The most interesting aspect about human beings is our ability to evolve. Scientists believe that our entire species may have slowly evolved from nothing more than microscopic single-cell organisms. Mankind was once so new to this world that the most advanced discovery for us was learning how to build a fire. Now, we have the ability to control entire cities and countries without moving an inch.
The individual unit of a species acts in a fashion that is not very different from the way it behaves as a whole. So, in the very manner that our species has evolved as a whole, we too, evolve individually from the moment we are born. We call this evolution, growth.
As young people, we constantly hear about what growing up means. We receive guidance about the right way and the right pace that we should be growing up.
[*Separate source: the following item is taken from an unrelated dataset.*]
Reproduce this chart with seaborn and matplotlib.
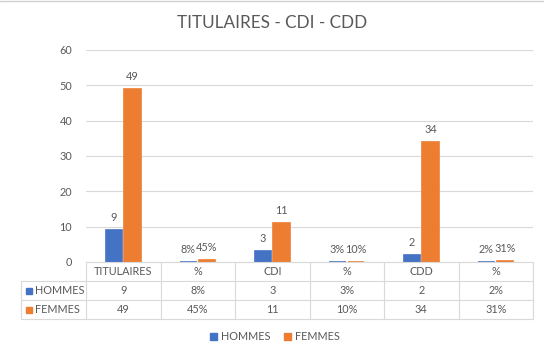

We are provided with an understanding of all the things that we need to grow up, and the things that can prevent us from growing up in the right way.
Yet, none of us are ready for the moment when we truly do grow up.
Growing up is not the moment that you become an adult, complete your education or even get your first job. It is the moment you realise that you have learned too many things about life and the world to allow yourself to continue being the person you were when you were a child. This does not mean that you reject the parts of your identity that have been with you since you were child. It simply means that you cannot continue to embrace naivete because it would no longer mean innocence, it would mean indifference.
So, is it true that the price we pay for freedom and independence is the loss of the individual who carried us all the way from childhood right up to the beginning of adulthood?
Virginia Woolf, an English author, once said, “Growing up is losing some illusions, in order to acquire others.”
Her words remind us that growing up does not really mean that our identity, the world or our lives change. It is just a process through which the way we view these things change.
We often hear that with freedom comes responsibilities. Similarly, with growth comes the power to see the world not just as it is, but as what it can become – as what we can choose to make it.
It is natural to feel uncomfortable leaving behind things that we treasure, so when we are facing a part of our lives where we leave behind certain illusions and ideas that we have had our entire lives, then we will most likely experience some level of discomfort and fear. However, in such a time it is important for us to remember that the reason we are leaving these things behind is because they are preventing us from being everything we can be.
Think of it as leaving behind some extra luggage so that you can run fast enough to catch a flight that you are about to miss. When you are soaring in the sky, looking down at cities and oceans, you might just realise that your destination is much more important to you than the things you have left behind.